Amendment of Schedule 5AAA to the Taxation of Chargeable Gains Act 1992
This section has no associated Explanatory Memorandum
6. After paragraph 7 insert—
“Overseas life insurance companies
7A.—(1) Paragraph 6 does not apply if—
(a)the person making the disposal (“D”) is an overseas life insurance company or would be such a company if it were carrying on its life assurance business in the United Kingdom through a permanent establishment there,
(b)immediately before the disposal, no more than 40% of the market value of D’s assets derives from investments consisting of—
(i)interests in UK land, or
(ii)rights or interests in companies which are UK property rich,
(c)the asset disposed of is a right or interest in a collective investment vehicle that is a company (whether as a result of paragraph 4 or otherwise) and is UK property rich, and
(d)immediately before the disposal, D does not have a 10% investment in that vehicle.
(2) D has a 10% investment in a collective investment vehicle if, applying the rule in paragraph 9 (but without regard to paragraph 10) of Schedule 1A as if references to 25% were references to 10%, D would be regarded as having a 10% investment in the vehicle.
Offshore collective investment vehicles (other than UK feeder vehicles) that meet the conditions in paragraph 7(2)(a) and (b)

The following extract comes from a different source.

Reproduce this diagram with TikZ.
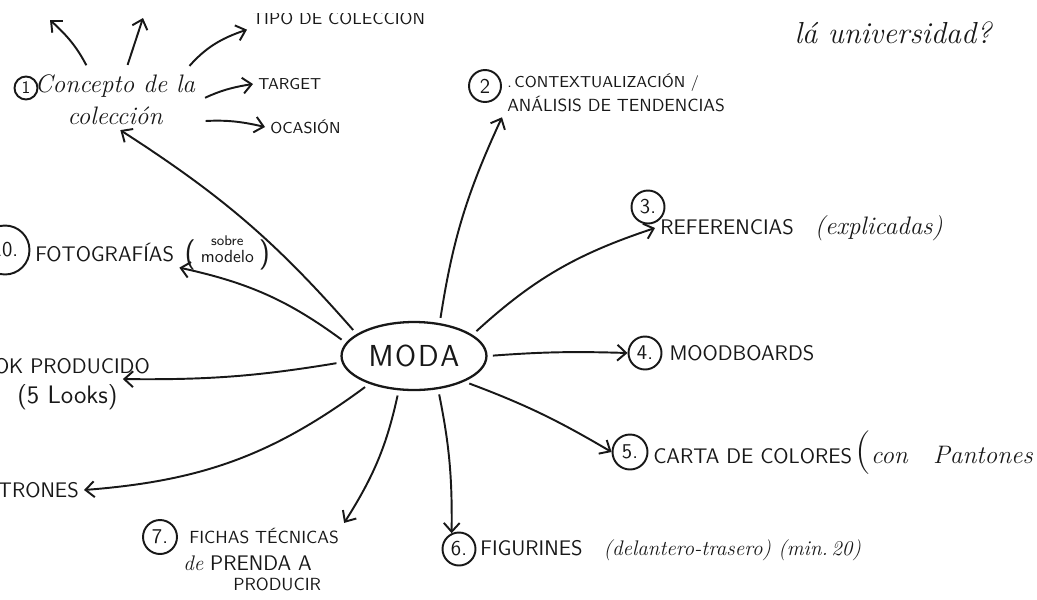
\documentclass[tikz,border=0pt]{standalone}
\usepackage{xcolor}
\usepackage{tikz}
\usetikzlibrary{positioning,shapes.geometric,arrows.meta}
\definecolor{ink}{RGB}{24,24,24}
\tikzset{
 numring/.style={circle, draw=ink, line width=1.1pt, minimum size=0.66cm,
        inner sep=0pt, font=\sffamily\large, text=ink},
 caplbl/.style={font=\sffamily\large, text=ink, inner sep=1pt, outer sep=2pt},
 handlbl/.style={font=\itshape\large, text=ink, inner sep=1pt, outer sep=2pt},
 branch/.style={draw=ink, line width=1.1pt, shorten <=3pt,
        -{Straight Barb[length=5pt,width=9pt]}},
}
\begin{document}
\begin{tikzpicture}[x=0.02cm, y=0.02cm]
\useasboundingbox (0,0) rectangle (1037,-599);
\fill[white] (0,0) rectangle (1037,-599);
\clip (0,-13) rectangle (1037,-599);
% centre of the map
\node[ellipse, draw=ink, line width=1.3pt, minimum width=2.7cm,
   minimum height=1.36cm, font=\sffamily\LARGE, text=ink] (moda) at (414,-356) {M\kern1pt O\kern1pt D\kern1pt A};
% 1) concept of the collection and its own sub-branches
\node[numring, minimum size=0.46cm, font=\sffamily\normalsize] (n1) at (26,-88) {1};
\node[handlbl, font=\itshape\Large, align=center] (concepto) at (115,-100) {Concepto de la\\colección};
\node[caplbl, font=\sffamily\normalsize, anchor=base west] (tipo) at (247,-24) {TIPO DE COLECCIÓN};
\node[caplbl, font=\sffamily\small, anchor=west] (target) at (253,-84) {TARGET};
\node[caplbl, font=\sffamily\small, anchor=west] (ocasion) at (265,-127) {OCASIÓN};
\coordinate (upa) at (50,-20);
\coordinate (upb) at (143,-18);
\node[handlbl, font=\itshape\LARGE] (univ) at (893,-33) {lá universidad?};
% right hand side, 2 to 6
\node[numring, minimum size=0.64cm] (n2) at (485,-86) {2};
\node[caplbl, font=\sffamily\normalsize, anchor=north west, align=left] (ctx) at (502,-68) {{\small .\,CONTEXTUALIZACIÓN /}\\[2pt]ANÁLISIS DE TENDENCIAS};
\node[numring] (n3) at (648,-207) {3.};
\node[caplbl, anchor=west] (ref) at (655,-228) {REFERENCIAS\quad{\rmfamily\itshape\Large(explicadas)}};
\node[numring] (n4) at (645,-353) {4.};
\node[caplbl, right=1pt of n4] (mood) {MOODBOARDS};
\node[numring, minimum size=0.7cm] (n5) at (630,-452) {5.};
\node[caplbl, anchor=west] (carta) at (648,-453) {CARTA DE COLORES\,{\rmfamily\Huge(}{\rmfamily\itshape\Large con\quad Pantones\,)}};
\node[numring] (n6) at (459,-549) {6.};
\node[caplbl, anchor=west] (fig) at (475,-550) {FIGURINES\quad{\rmfamily\itshape(delantero-trasero) (min.\,20)}};
% bottom and left, 7 to 10
\node[numring, minimum size=0.68cm] (n7) at (160,-537) {7.};
\node[caplbl, font=\sffamily\normalsize, anchor=west] (fichas) at (184,-536) {FICHAS TÉCNICAS};
\node[caplbl, anchor=west] (prenda) at (178,-563) {{\rmfamily\itshape de} PRENDA A};
\node[caplbl, font=\sffamily\normalsize, anchor=west] (producir) at (228,-584) {PRODUCIR};
\node[caplbl, anchor=east] (patrones) at (84,-490) {PATRONES};
\node[caplbl, anchor=east] (look) at (155,-366) {LOOK PRODUCIDO};
\node[caplbl, anchor=west, font=\sffamily\Large] (looks) at (12,-397) {(5 Looks)};
\node[numring, minimum size=0.98cm] (n10) at (5,-250) {10.};
\node[caplbl, anchor=west] (foto) at (30,-253) {FOTOGRAFÍAS};
\node[caplbl, right=0pt of foto, font=\sffamily\LARGE] (modelo) {(\,\shortstack{\footnotesize sobre\\\normalsize modelo}\,)};
% branches out of the ellipse
\foreach \from/\to/\bend in {%
 159/concepto.-80/-8, 52/ctx.south west/8, 20/ref.west/12, 0/n4.west/3,
 -27/n5.west/5, -54/n6.115/6, -114/fichas.north east/10,
 -148/patrones.east/16, 185/looks.north east/5, 169/foto.south east/-12%
}{
 \draw[branch] (moda.\from) to[bend left=\bend] (\to);
}
% sub-branches of the concept
\foreach \from/\to/\bend in {%
 131/upa/-10, 70/upb/0, 23/tipo.south west/15, 0/target.west/8, -14/ocasion.west/8%
}{
 \draw[branch] (concepto.\from) to[bend left=\bend] (\to);
}
\end{tikzpicture}
\end{document}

7B.—(1) Paragraph 6 does not apply if—
(a)the person making the disposal is an offshore collective investment vehicle which meets the conditions in paragraph 7(2)(a) and (b),
(b)immediately before the disposal, the offshore collective investment vehicle is not a UK feeder vehicle,
(c)the asset disposed of is a right or interest in a collective investment vehicle that is a company (whether as a result of paragraph 4 or otherwise) and is UK property rich (a “UK property rich vehicle”), and
(d)immediately before the disposal, the offshore collective investment vehicle does not have a 10% investment in the UK property rich vehicle.
(2) An offshore collective investment vehicle is a “UK feeder vehicle” at any time if at least 85% of the market value of the assets of the vehicle at that time derives from units in a single collective investment vehicle that is UK property rich.
(3) An offshore collective investment vehicle has a 10% investment in a UK property rich vehicle if, applying the rule in paragraph 9 (but without regard to paragraph 10) of Schedule 1A as if references to 25% were references to 10%, the offshore collective investment vehicle would be regarded as having a 10% investment in the UK property rich vehicle.”.